YouProve software protects media integrity

Researchers have developed a more comprehensive method of authenticating smartphone photos.

Duke computer scientists recently designed and developed YouProve—a system of validating the authenticity of images and sound clips captured with smartphones. The technology detects changes and creates a report documenting alterations. YouProve was created by a team of students led by Landon Cox, assistant professor of computer science and electrical and computer engineering, who worked with researchers at Microsoft Research and Technicolor Research.

“With citizen journalism, there are great opportunities to report on a lot of interesting events where there don’t happen to be [professional] journalists,” said Peter Gilbert, a second-year graduate student in computer science. “The authenticity for the integrity for these kind of reports from smartphones is already becoming a concern.”

Media recorded on smartphones is integral in describing events as they happen, Gilbert said. He added that news outlets are continuously trying to find new ways to bring news to the masses, demonstrating a need to ensure that amateur media is accurate and unaltered.

Increasingly, news organizations are relying on smartphone submissions to show a first person perspective of events. As such, organizations also run the risk of using doctored images, Gilbert said.

“YouProve uses a combination of trusted hardware and operating system extensions to monitor how applications modify media captured on a mobile phone,” Cox wrote in a Nov. 15 email. He added that YouProve is not a web application because it requires access to a device’s hardware to monitor media files and manipulations in order to provide a text file report on the findings.

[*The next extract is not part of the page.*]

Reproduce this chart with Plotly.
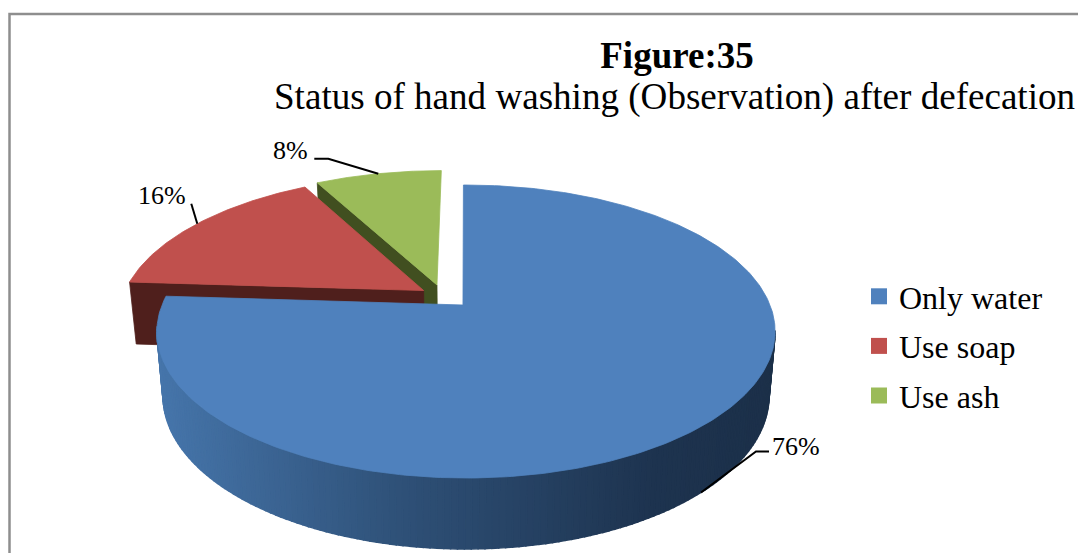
import numpy as np
import plotly.graph_objects as go

CATEGORIES = ["Only water", "Use soap", "Use ash"]
VALUES = [76, 16, 8]
COLORS = ["#4f81bd", "#c0504d", "#9bbb59"]
FACE_COLORS = [None, "#4f1f1c", "#414f20"]
TITLE_MAIN = "Figure:35"
TITLE_SUB = "Status of hand washing (Observation) after defecation"

# view of the tilted 3D pie (canvas pixels)
W, H = 1078, 553
CX, CY, TOP_A, TOP_B = 466.0, 305.0, 141.7, 304.0
BOT_CY, BOT_A, BOT_B = 368.0, 148.2, 298.0
PERSP = 0.181
EXPLODE = [(0.0, 0.0), (-0.142, 0.104), (-0.098, 0.145)]
APEX = [(-0.01, 0.0), (-0.142, 0.104), (-0.098, 0.145)]
WALL_STOPS = [(165, (70, 117, 170)), (400, (47, 81, 120)), (650, (30, 52, 80)), (780, (28, 48, 73))]


def project(u, v, bottom=False):
    w = 1 + PERSP * v
    if bottom:
        return CX + BOT_B * u / w, BOT_CY - BOT_A * v / w
    return CX + TOP_B * u / w, CY - TOP_A * v / w


def disc(angle_deg, off):
    a = np.radians(angle_deg)
    return np.sin(a) + off[0], np.cos(a) + off[1]


def wall_color(x):
    xs = [s[0] for s in WALL_STOPS]
    rgb = [np.interp(x, xs, [s[1][i] for s in WALL_STOPS]) for i in range(3)]
    return "rgb(%d,%d,%d)" % tuple(int(c) for c in rgb)


def poly(fig, xs, ys, color, lw=0.8):
    fig.add_trace(go.Scatter(x=xs, y=ys, mode="lines", fill="toself", fillcolor=color,
                             line=dict(color=color, width=lw), showlegend=False, hoverinfo="skip"))


total = sum(VALUES)
edges = np.concatenate([[0], np.cumsum(VALUES)]) / total * 360

fig = go.Figure()

# green then red, back to front, then blue on top
for i in (2, 1):
    off = EXPLODE[i]
    a0, a1 = edges[i], edges[i + 1]
    au, av = off
    pu, pv = disc(a0, off)
    tx0, ty0 = project(au, av)
    tx1, ty1 = project(pu, pv)
    bx1, by1 = project(pu, pv, True)
    bx0, by0 = project(au, av, True)
    poly(fig, [tx0, tx1, bx1, bx0, tx0], [ty0, ty1, by1, by0, ty0], FACE_COLORS[i])
    th = np.linspace(a0, a1, 60)
    pts = [project(*disc(t, off)) for t in th]
    poly(fig, [tx0] + [p[0] for p in pts] + [tx0], [ty0] + [p[1] for p in pts] + [ty0], COLORS[i])

# blue outer wall as shaded strips
off = EXPLODE[0]
th = np.linspace(100, edges[1] - 12, 150)
for t0, t1 in zip(th[:-1], th[1:]):
    x0, y0 = project(*disc(t0, off))
    x1, y1 = project(*disc(t1, off))
    x2, y2 = project(*disc(t1, off), True)
    x3, y3 = project(*disc(t0, off), True)
    poly(fig, [x0, x1, x2, x3, x0], [y0, y1, y2, y3, y0], wall_color((x0 + x1 + x2 + x3) / 4), lw=1.5)

# blue top
th = np.linspace(edges[0], edges[1], 300)
pts = [project(*disc(t, off)) for t in th]
ax, ay = project(*APEX[0])
ex, ey = project(APEX[0][0], 1.0)
poly(fig, [ax, ex] + [p[0] for p in pts] + [ax], [ay, ey] + [p[1] for p in pts] + [ay], COLORS[0])

# leader lines and value labels
mids = (edges[:-1] + edges[1:]) / 2
anchors = [project(*disc(mids[0], EXPLODE[0]), True),
           project(*disc(mids[1], EXPLODE[1])),
           project(*disc(mids[2], EXPLODE[2]))]
elbows = [[(55, -41), (68, -41)], [(-6, -20), (-6, -20)], [(-50, -15), (-64, -15)]]
lab_pos = [(770, 446, "left"), (188, 195, "right"), (310, 150, "right")]
annotations = []
for i, v in enumerate(VALUES):
    sx, sy = anchors[i]
    xs = [sx] + [sx + e[0] for e in elbows[i]]
    ys = [sy] + [sy + e[1] for e in elbows[i]]
    fig.add_trace(go.Scatter(x=xs, y=ys, mode="lines", line=dict(color="black", width=2),
                             showlegend=False, hoverinfo="skip"))
    lx, ly, anchor = lab_pos[i]
    annotations.append(dict(x=lx, y=ly, xref="x", yref="y", text=f"{v}%", showarrow=False,
                            xanchor=anchor, yanchor="middle",
                            font=dict(family="Liberation Serif", size=26, color="black")))
annotations.append(dict(x=271.5, y=97, xref="x", yref="y", text=TITLE_SUB, showarrow=False,
                        xanchor="left", yanchor="middle",
                        font=dict(family="Liberation Serif", size=37.1, color="black")))

# legend entries
for name, color in zip(CATEGORIES, COLORS):
    fig.add_trace(go.Scatter(x=[None], y=[None], mode="markers", name=name, legendgroup=name,
                             marker=dict(symbol="square", size=16, color=color)))

fig.update_layout(
    width=W, height=H, autosize=False,
    margin=dict(l=0, r=0, t=0, b=0),
    paper_bgcolor="white", plot_bgcolor="white",
    title=dict(text=f"<b>{TITLE_MAIN}</b>", x=677 / W, xanchor="center",
               y=1 - 55 / H, yanchor="middle",
               font=dict(family="Liberation Serif", size=37, color="black")),
    xaxis=dict(range=[0, W], visible=False, fixedrange=True),
    yaxis=dict(range=[H, 0], visible=False, fixedrange=True),
    legend=dict(x=859 / W, y=1 - 269 / H, xanchor="left", yanchor="top", itemwidth=30,
                tracegroupgap=5, bgcolor="rgba(0,0,0,0)", traceorder="grouped",
                font=dict(family="Liberation Serif", size=32, color="black")),
    annotations=annotations,
    shapes=[dict(type="rect", xref="x", yref="y", x0=9.5, y0=14, x1=W + 40, y1=H + 40,
                 line=dict(color="#8e8e8e", width=2.5), layer="below")],
)
fig.write_html("out.html", config={"displayModeBar": False},
               post_script="document.body.style.margin='0';")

The technology correctly identified altered portions of images and audio clips with 99 percent accuracy, producing the analyses in less than 70 seconds.

The team considered several other factors while designing the technology, including possible infringements on people’s privacy.

“Our motivation was—how do you preserve the integrity of an image while not violating [a person’s] privacy?” said Kyungmin Lee, Trinity ’11.

Gilbert noted that previous attempts at similar programs provided very general information, such as whether or not an image had been edited in any sort of way.

“Sometimes you have to modify an image somehow,” Gilbert said. “Due to bandwidth constraints, you are probably not going to be able to upload this full, uncompressed... photo to a news website.”

He added that there are many legitimate modifications to photos—including cropping, resizing or scaling a photo down. One of the other major concerns is the privacy of not only the sharer of the photo but of the people in it.

“A photographer might want to crop out or blur the faces of the people in his [smartphone] photo,” Gilbert said. “Sometimes these images are taken in locations where the safety of the subjects could be compromised if their identity is revealed in the media.”

YouProve takes such factors into consideration and allows contributors to have the freedom to crop and blur images, which will then be noted in the report generated by the program, Gilbert said. The report identifies finer areas of the photo that are changed in some way.

YouProve is currently a system of extensions only for Android phones, because Android is available under free and open source software, Gilbert said.

Researchers hope the methods of YouProve are general enough to be applied to the Apple iPhone in the future, but the source code for the iPhone’s operating system is needed first.

YouProve relies on a special hardware component—Trusted Platform Module—that is not available on all smartphones today, but is on a majority of laptops. As soon as more TPM-inclusive smartphones are on the market, Gilbert and Cox noted that they would like to expand YouProve to additional platforms.